When is Dylan at his best these days? When he pulls out his guitar once and again? Or perhaps delivers a blistering harp solo? Or when he soars to the top of his vocal register in a beautifully raw rendition of an old warhorse? Or is it on his albums, the three great artistic and commercial achievements Time Out Of Mind, “Love and Theft”, and Modern Times?
Neither. No matter how great his studio albums are, his greatest artistic achievement during the 2000s comes from a different kind of studio. A small one, by the sound of it. I recently became the proud owner of a true gem: the complete recordings of the first season of his wonderful Theme Time Radio Hour.
It is a treat on so many levels:
As art, of course: the whole thing is, I claim, a perfect demonstration of communication-as-art (as a counterpart to art-as-communication [pdf file]). The way Dylan integrates the presentation of the music with what he presents: his posing, his voice!, the way he says “Nineteen and thirty-six”, his dead serious tone, which cracks up once in a while, to display that it is just a mask, and it is left to the listener to decide whether the little giggle reveals the true face behind the mask, or if it’s just a crack in it.
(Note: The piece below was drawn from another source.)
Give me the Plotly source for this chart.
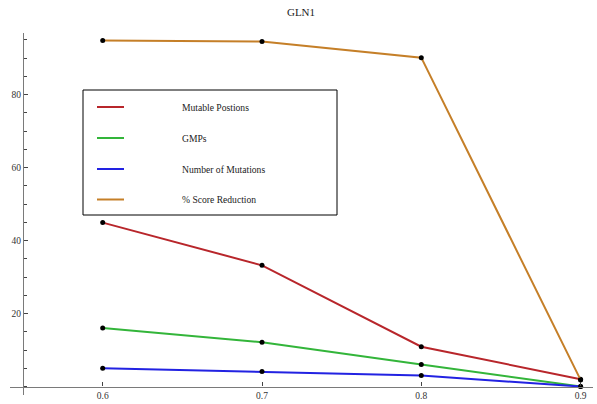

It’s a vocal performance just as good as any he has put up on stage (at least since 1995).
But also: it’s all highly educating, pouring over with insight and knowledge, a wealth of information about records many of which I’m sure nobody has heard in fifty years.
And man is he funny: The way he presents the “requests”. The intros to the programs: “Night-time in the Big City. The spinster finishes his jigsaw puzzle. It’s Theme Time Radio Hour with your host Bob Dylan” (I don’t know if he’s written them himself, but it doesn’t matter: it’s all part of the grand collage). And the introductions, with drawn out, dead serious excerpts from the lyrics, which, removed from their original context and taken at face value, as words, become laden with a new meaning (and it’s probably this shift, more than the words themselves, which make them funny, in the good sense). And don’t you have to love the guy who comes up with — and has the nerve to present in public — something as silly as: “Next up is the great 50s vocal group The Flamingos, or as I use to call them: The Flaming O-s.”
As a whole, it is an aesthetic manifesto, spread out over fifty lectures, an overwhelming presentation of where Dylan is, where he has come from, and why. It may be hard to listen to more than one show at the time, because all these songs from the fifties and backwards tend to sound the same after a while, and one does them a disfavour by overfeeding on them. But it is also impossible not to be struck by the quality, the sincerity, and the simplicity which harbours so much power. As he says in one of his replies to an “e-mail”, asking: “I can’t help but wonder: Why do all the records you play sound so doggone great? Especially the older ones. And why do the records today sound so complicated”
He answers:
Well, Jimmy, that is a good question. I don’t have a definite answer, but if you’re gonna press me, I’d say it’s because these musicians not only knew what to play — they knew what not to play. Sometimes you can play much too much and clutter up the sound. Just because you could play a hundred notes a minute, doesn’t really mean you should play more than two or three. Quality has nothing to do with technique. It’s got to come from your soul, and not just be something you’ve learned. Here at Theme Time Radio Hour, we believe in the same thing that Colonel Sanders believed in. He told everyone that worked for him: KISS – keep it simple, stupid. Thank you, colonel.